### Exercise brief
Your task is to restate the data word for word.

** Begin **

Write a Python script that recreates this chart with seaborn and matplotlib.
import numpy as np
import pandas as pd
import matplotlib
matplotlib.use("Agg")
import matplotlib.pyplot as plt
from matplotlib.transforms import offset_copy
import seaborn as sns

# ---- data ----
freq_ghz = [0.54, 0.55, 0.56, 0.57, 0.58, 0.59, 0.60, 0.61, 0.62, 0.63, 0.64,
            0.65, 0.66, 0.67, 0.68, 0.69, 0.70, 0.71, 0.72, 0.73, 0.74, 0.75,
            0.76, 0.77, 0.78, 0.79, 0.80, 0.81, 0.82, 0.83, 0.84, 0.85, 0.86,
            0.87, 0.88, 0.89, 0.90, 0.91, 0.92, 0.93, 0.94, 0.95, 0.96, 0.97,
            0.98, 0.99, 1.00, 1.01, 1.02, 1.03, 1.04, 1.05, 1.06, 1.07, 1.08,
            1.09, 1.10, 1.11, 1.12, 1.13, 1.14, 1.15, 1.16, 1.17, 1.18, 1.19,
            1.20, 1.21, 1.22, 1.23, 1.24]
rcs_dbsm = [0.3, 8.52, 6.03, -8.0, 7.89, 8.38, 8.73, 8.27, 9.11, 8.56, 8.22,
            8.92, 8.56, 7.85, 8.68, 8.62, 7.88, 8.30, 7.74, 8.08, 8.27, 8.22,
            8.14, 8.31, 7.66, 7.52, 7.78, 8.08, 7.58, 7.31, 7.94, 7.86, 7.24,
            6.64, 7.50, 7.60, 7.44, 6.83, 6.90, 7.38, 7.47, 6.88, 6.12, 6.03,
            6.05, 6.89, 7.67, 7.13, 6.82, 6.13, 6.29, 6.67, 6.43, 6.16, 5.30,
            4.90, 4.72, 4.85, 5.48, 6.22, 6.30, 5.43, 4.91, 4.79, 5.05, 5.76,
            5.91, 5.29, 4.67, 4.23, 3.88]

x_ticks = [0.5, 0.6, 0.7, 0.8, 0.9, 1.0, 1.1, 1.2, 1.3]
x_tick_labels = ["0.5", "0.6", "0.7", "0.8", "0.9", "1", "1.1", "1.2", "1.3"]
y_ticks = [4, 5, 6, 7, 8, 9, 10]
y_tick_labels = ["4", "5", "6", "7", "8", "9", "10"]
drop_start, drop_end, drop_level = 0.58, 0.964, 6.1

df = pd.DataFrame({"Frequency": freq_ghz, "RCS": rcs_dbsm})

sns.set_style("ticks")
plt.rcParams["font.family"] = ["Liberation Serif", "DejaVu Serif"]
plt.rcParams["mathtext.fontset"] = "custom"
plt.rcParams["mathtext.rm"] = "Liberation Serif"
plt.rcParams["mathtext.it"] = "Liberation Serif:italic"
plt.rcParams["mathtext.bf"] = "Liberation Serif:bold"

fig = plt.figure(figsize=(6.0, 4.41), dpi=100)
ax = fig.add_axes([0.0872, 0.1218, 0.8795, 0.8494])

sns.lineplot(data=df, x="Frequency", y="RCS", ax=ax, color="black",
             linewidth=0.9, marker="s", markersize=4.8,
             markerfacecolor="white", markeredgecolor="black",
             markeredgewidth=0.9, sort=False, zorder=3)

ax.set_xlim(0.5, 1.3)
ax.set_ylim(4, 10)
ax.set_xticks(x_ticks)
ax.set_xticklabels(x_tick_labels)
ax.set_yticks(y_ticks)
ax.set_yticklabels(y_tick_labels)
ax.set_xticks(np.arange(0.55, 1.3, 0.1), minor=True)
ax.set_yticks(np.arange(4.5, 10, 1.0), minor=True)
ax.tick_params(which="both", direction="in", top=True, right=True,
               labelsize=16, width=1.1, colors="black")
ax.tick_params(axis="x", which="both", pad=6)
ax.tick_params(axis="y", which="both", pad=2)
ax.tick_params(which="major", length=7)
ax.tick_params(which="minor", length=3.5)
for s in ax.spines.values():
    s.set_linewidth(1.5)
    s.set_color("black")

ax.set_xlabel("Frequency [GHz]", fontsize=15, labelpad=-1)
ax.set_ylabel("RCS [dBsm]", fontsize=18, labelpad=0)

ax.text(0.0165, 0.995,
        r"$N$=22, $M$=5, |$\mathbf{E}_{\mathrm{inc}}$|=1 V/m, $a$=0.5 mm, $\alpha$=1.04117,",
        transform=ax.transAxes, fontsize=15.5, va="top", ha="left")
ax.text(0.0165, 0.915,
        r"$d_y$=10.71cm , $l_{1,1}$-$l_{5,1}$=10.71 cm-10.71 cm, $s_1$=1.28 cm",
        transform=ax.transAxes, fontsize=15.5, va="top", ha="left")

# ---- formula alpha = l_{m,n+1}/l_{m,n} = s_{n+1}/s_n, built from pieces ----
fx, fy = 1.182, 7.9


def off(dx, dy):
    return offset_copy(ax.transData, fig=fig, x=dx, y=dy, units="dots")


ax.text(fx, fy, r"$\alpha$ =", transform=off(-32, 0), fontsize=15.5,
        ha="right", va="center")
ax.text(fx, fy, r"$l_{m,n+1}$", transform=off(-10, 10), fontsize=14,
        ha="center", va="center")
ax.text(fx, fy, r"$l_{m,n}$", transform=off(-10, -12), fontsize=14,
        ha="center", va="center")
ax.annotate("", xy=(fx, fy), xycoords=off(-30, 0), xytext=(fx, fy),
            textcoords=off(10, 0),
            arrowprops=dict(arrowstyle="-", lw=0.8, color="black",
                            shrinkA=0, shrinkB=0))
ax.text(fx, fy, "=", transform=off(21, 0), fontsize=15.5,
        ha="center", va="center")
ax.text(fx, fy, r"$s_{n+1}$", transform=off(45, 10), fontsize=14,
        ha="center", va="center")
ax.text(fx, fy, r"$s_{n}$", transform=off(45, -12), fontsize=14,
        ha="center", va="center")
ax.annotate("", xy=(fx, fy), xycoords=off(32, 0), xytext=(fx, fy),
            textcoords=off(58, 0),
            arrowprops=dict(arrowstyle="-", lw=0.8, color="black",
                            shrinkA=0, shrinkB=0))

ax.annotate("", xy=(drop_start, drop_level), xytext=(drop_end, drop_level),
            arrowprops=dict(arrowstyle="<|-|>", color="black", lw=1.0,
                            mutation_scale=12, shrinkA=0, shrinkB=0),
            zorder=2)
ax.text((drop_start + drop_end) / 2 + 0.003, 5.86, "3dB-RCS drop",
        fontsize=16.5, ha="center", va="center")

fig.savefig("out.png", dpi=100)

** End **

### Finished task
Write a Python script that recreates this chart with seaborn and matplotlib.
import numpy as np
import pandas as pd
import matplotlib
matplotlib.use("Agg")
import matplotlib.pyplot as plt
from matplotlib.transforms import offset_copy
import seaborn as sns

# ---- data ----
freq_ghz = [0.54, 0.55, 0.56, 0.57, 0.58, 0.59, 0.60, 0.61, 0.62, 0.63, 0.64,
            0.65, 0.66, 0.67, 0.68, 0.69, 0.70, 0.71, 0.72, 0.73, 0.74, 0.75,
            0.76, 0.77, 0.78, 0.79, 0.80, 0.81, 0.82, 0.83, 0.84, 0.85, 0.86,
            0.87, 0.88, 0.89, 0.90, 0.91, 0.92, 0.93, 0.94, 0.95, 0.96, 0.97,
            0.98, 0.99, 1.00, 1.01, 1.02, 1.03, 1.04, 1.05, 1.06, 1.07, 1.08,
            1.09, 1.10, 1.11, 1.12, 1.13, 1.14, 1.15, 1.16, 1.17, 1.18, 1.19,
            1.20, 1.21, 1.22, 1.23, 1.24]
rcs_dbsm = [0.3, 8.52, 6.03, -8.0, 7.89, 8.38, 8.73, 8.27, 9.11, 8.56, 8.22,
            8.92, 8.56, 7.85, 8.68, 8.62, 7.88, 8.30, 7.74, 8.08, 8.27, 8.22,
            8.14, 8.31, 7.66, 7.52, 7.78, 8.08, 7.58, 7.31, 7.94, 7.86, 7.24,
            6.64, 7.50, 7.60, 7.44, 6.83, 6.90, 7.38, 7.47, 6.88, 6.12, 6.03,
            6.05, 6.89, 7.67, 7.13, 6.82, 6.13, 6.29, 6.67, 6.43, 6.16, 5.30,
            4.90, 4.72, 4.85, 5.48, 6.22, 6.30, 5.43, 4.91, 4.79, 5.05, 5.76,
            5.91, 5.29, 4.67, 4.23, 3.88]

x_ticks = [0.5, 0.6, 0.7, 0.8, 0.9, 1.0, 1.1, 1.2, 1.3]
x_tick_labels = ["0.5", "0.6", "0.7", "0.8", "0.9", "1", "1.1", "1.2", "1.3"]
y_ticks = [4, 5, 6, 7, 8, 9, 10]
y_tick_labels = ["4", "5", "6", "7", "8", "9", "10"]
drop_start, drop_end, drop_level = 0.58, 0.964, 6.1

df = pd.DataFrame({"Frequency": freq_ghz, "RCS": rcs_dbsm})

sns.set_style("ticks")
plt.rcParams["font.family"] = ["Liberation Serif", "DejaVu Serif"]
plt.rcParams["mathtext.fontset"] = "custom"
plt.rcParams["mathtext.rm"] = "Liberation Serif"
plt.rcParams["mathtext.it"] = "Liberation Serif:italic"
plt.rcParams["mathtext.bf"] = "Liberation Serif:bold"

fig = plt.figure(figsize=(6.0, 4.41), dpi=100)
ax = fig.add_axes([0.0872, 0.1218, 0.8795, 0.8494])

sns.lineplot(data=df, x="Frequency", y="RCS", ax=ax, color="black",
             linewidth=0.9, marker="s", markersize=4.8,
             markerfacecolor="white", markeredgecolor="black",
             markeredgewidth=0.9, sort=False, zorder=3)

ax.set_xlim(0.5, 1.3)
ax.set_ylim(4, 10)
ax.set_xticks(x_ticks)
ax.set_xticklabels(x_tick_labels)
ax.set_yticks(y_ticks)
ax.set_yticklabels(y_tick_labels)
ax.set_xticks(np.arange(0.55, 1.3, 0.1), minor=True)
ax.set_yticks(np.arange(4.5, 10, 1.0), minor=True)
ax.tick_params(which="both", direction="in", top=True, right=True,
               labelsize=16, width=1.1, colors="black")
ax.tick_params(axis="x", which="both", pad=6)
ax.tick_params(axis="y", which="both", pad=2)
ax.tick_params(which="major", length=7)
ax.tick_params(which="minor", length=3.5)
for s in ax.spines.values():
    s.set_linewidth(1.5)
    s.set_color("black")

ax.set_xlabel("Frequency [GHz]", fontsize=15, labelpad=-1)
ax.set_ylabel("RCS [dBsm]", fontsize=18, labelpad=0)

ax.text(0.0165, 0.995,
        r"$N$=22, $M$=5, |$\mathbf{E}_{\mathrm{inc}}$|=1 V/m, $a$=0.5 mm, $\alpha$=1.04117,",
        transform=ax.transAxes, fontsize=15.5, va="top", ha="left")
ax.text(0.0165, 0.915,
        r"$d_y$=10.71cm , $l_{1,1}$-$l_{5,1}$=10.71 cm-10.71 cm, $s_1$=1.28 cm",
        transform=ax.transAxes, fontsize=15.5, va="top", ha="left")

# ---- formula alpha = l_{m,n+1}/l_{m,n} = s_{n+1}/s_n, built from pieces ----
fx, fy = 1.182, 7.9


def off(dx, dy):
    return offset_copy(ax.transData, fig=fig, x=dx, y=dy, units="dots")


ax.text(fx, fy, r"$\alpha$ =", transform=off(-32, 0), fontsize=15.5,
        ha="right", va="center")
ax.text(fx, fy, r"$l_{m,n+1}$", transform=off(-10, 10), fontsize=14,
        ha="center", va="center")
ax.text(fx, fy, r"$l_{m,n}$", transform=off(-10, -12), fontsize=14,
        ha="center", va="center")
ax.annotate("", xy=(fx, fy), xycoords=off(-30, 0), xytext=(fx, fy),
            textcoords=off(10, 0),
            arrowprops=dict(arrowstyle="-", lw=0.8, color="black",
                            shrinkA=0, shrinkB=0))
ax.text(fx, fy, "=", transform=off(21, 0), fontsize=15.5,
        ha="center", va="center")
ax.text(fx, fy, r"$s_{n+1}$", transform=off(45, 10), fontsize=14,
        ha="center", va="center")
ax.text(fx, fy, r"$s_{n}$", transform=off(45, -12), fontsize=14,
        ha="center", va="center")
ax.annotate("", xy=(fx, fy), xycoords=off(32, 0), xytext=(fx, fy),
            textcoords=off(58, 0),
            arrowprops=dict(arrowstyle="-", lw=0.8, color="black",
                            shrinkA=0, shrinkB=0))

ax.annotate("", xy=(drop_start, drop_level), xytext=(drop_end, drop_level),
            arrowprops=dict(arrowstyle="<|-|>", color="black", lw=1.0,
                            mutation_scale=12, shrinkA=0, shrinkB=0),
            zorder=2)
ax.text((drop_start + drop_end) / 2 + 0.003, 5.86, "3dB-RCS drop",
        fontsize=16.5, ha="center", va="center")

fig.savefig("out.png", dpi=100)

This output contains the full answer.